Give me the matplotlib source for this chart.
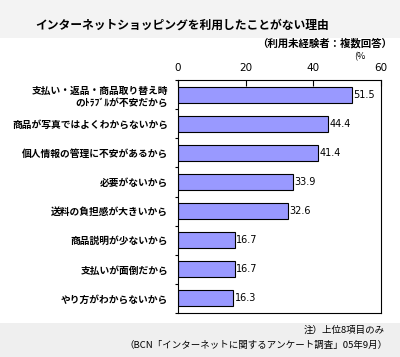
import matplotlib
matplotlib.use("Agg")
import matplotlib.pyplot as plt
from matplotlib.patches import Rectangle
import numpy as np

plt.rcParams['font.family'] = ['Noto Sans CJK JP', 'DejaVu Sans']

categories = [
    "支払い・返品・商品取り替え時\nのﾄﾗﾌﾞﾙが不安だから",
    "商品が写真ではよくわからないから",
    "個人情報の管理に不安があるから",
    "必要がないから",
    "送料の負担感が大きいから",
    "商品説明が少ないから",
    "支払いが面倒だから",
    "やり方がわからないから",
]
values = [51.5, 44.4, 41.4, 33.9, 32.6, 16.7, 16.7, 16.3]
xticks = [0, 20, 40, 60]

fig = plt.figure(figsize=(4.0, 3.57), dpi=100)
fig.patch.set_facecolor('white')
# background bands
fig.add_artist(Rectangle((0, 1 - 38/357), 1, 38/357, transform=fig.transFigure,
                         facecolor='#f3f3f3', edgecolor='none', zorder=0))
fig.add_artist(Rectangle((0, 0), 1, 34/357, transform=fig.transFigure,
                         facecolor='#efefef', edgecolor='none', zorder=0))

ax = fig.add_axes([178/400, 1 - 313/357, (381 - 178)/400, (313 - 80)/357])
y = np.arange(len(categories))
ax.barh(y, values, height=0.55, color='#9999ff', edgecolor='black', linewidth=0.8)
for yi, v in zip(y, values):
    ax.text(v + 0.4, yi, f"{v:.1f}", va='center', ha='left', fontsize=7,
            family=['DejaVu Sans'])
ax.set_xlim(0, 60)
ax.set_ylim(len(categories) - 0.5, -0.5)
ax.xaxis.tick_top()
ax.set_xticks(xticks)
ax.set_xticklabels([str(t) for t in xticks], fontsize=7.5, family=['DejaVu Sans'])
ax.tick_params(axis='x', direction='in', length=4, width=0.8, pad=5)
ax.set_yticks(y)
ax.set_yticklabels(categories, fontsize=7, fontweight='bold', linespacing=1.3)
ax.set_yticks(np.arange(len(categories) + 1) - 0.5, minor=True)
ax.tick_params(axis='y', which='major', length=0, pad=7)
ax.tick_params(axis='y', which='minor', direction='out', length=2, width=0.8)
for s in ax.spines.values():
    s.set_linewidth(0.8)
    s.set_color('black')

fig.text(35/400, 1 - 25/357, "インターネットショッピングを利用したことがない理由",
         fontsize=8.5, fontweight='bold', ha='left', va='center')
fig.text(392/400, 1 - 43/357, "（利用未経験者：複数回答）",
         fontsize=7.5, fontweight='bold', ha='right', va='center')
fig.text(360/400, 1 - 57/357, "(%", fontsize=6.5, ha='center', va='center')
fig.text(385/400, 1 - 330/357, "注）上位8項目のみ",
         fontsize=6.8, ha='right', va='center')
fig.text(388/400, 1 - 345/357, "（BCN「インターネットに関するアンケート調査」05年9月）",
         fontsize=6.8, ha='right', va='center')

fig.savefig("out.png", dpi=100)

§ **GIVEN INSTRUCTION**:
Are you able to set down all the lines above exactly, without any pictures?

§ **FULL RESPONSE**:
Give me the matplotlib source for this chart.
import matplotlib
matplotlib.use("Agg")
import matplotlib.pyplot as plt
from matplotlib.patches import Rectangle
import numpy as np

plt.rcParams['font.family'] = ['Noto Sans CJK JP', 'DejaVu Sans']

categories = [
    "支払い・返品・商品取り替え時\nのﾄﾗﾌﾞﾙが不安だから",
    "商品が写真ではよくわからないから",
    "個人情報の管理に不安があるから",
    "必要がないから",
    "送料の負担感が大きいから",
    "商品説明が少ないから",
    "支払いが面倒だから",
    "やり方がわからないから",
]
values = [51.5, 44.4, 41.4, 33.9, 32.6, 16.7, 16.7, 16.3]
xticks = [0, 20, 40, 60]

fig = plt.figure(figsize=(4.0, 3.57), dpi=100)
fig.patch.set_facecolor('white')
# background bands
fig.add_artist(Rectangle((0, 1 - 38/357), 1, 38/357, transform=fig.transFigure,
                         facecolor='#f3f3f3', edgecolor='none', zorder=0))
fig.add_artist(Rectangle((0, 0), 1, 34/357, transform=fig.transFigure,
                         facecolor='#efefef', edgecolor='none', zorder=0))

ax = fig.add_axes([178/400, 1 - 313/357, (381 - 178)/400, (313 - 80)/357])
y = np.arange(len(categories))
ax.barh(y, values, height=0.55, color='#9999ff', edgecolor='black', linewidth=0.8)
for yi, v in zip(y, values):
    ax.text(v + 0.4, yi, f"{v:.1f}", va='center', ha='left', fontsize=7,
            family=['DejaVu Sans'])
ax.set_xlim(0, 60)
ax.set_ylim(len(categories) - 0.5, -0.5)
ax.xaxis.tick_top()
ax.set_xticks(xticks)
ax.set_xticklabels([str(t) for t in xticks], fontsize=7.5, family=['DejaVu Sans'])
ax.tick_params(axis='x', direction='in', length=4, width=0.8, pad=5)
ax.set_yticks(y)
ax.set_yticklabels(categories, fontsize=7, fontweight='bold', linespacing=1.3)
ax.set_yticks(np.arange(len(categories) + 1) - 0.5, minor=True)
ax.tick_params(axis='y', which='major', length=0, pad=7)
ax.tick_params(axis='y', which='minor', direction='out', length=2, width=0.8)
for s in ax.spines.values():
    s.set_linewidth(0.8)
    s.set_color('black')

fig.text(35/400, 1 - 25/357, "インターネットショッピングを利用したことがない理由",
         fontsize=8.5, fontweight='bold', ha='left', va='center')
fig.text(392/400, 1 - 43/357, "（利用未経験者：複数回答）",
         fontsize=7.5, fontweight='bold', ha='right', va='center')
fig.text(360/400, 1 - 57/357, "(%", fontsize=6.5, ha='center', va='center')
fig.text(385/400, 1 - 330/357, "注）上位8項目のみ",
         fontsize=6.8, ha='right', va='center')
fig.text(388/400, 1 - 345/357, "（BCN「インターネットに関するアンケート調査」05年9月）",
         fontsize=6.8, ha='right', va='center')

fig.savefig("out.png", dpi=100)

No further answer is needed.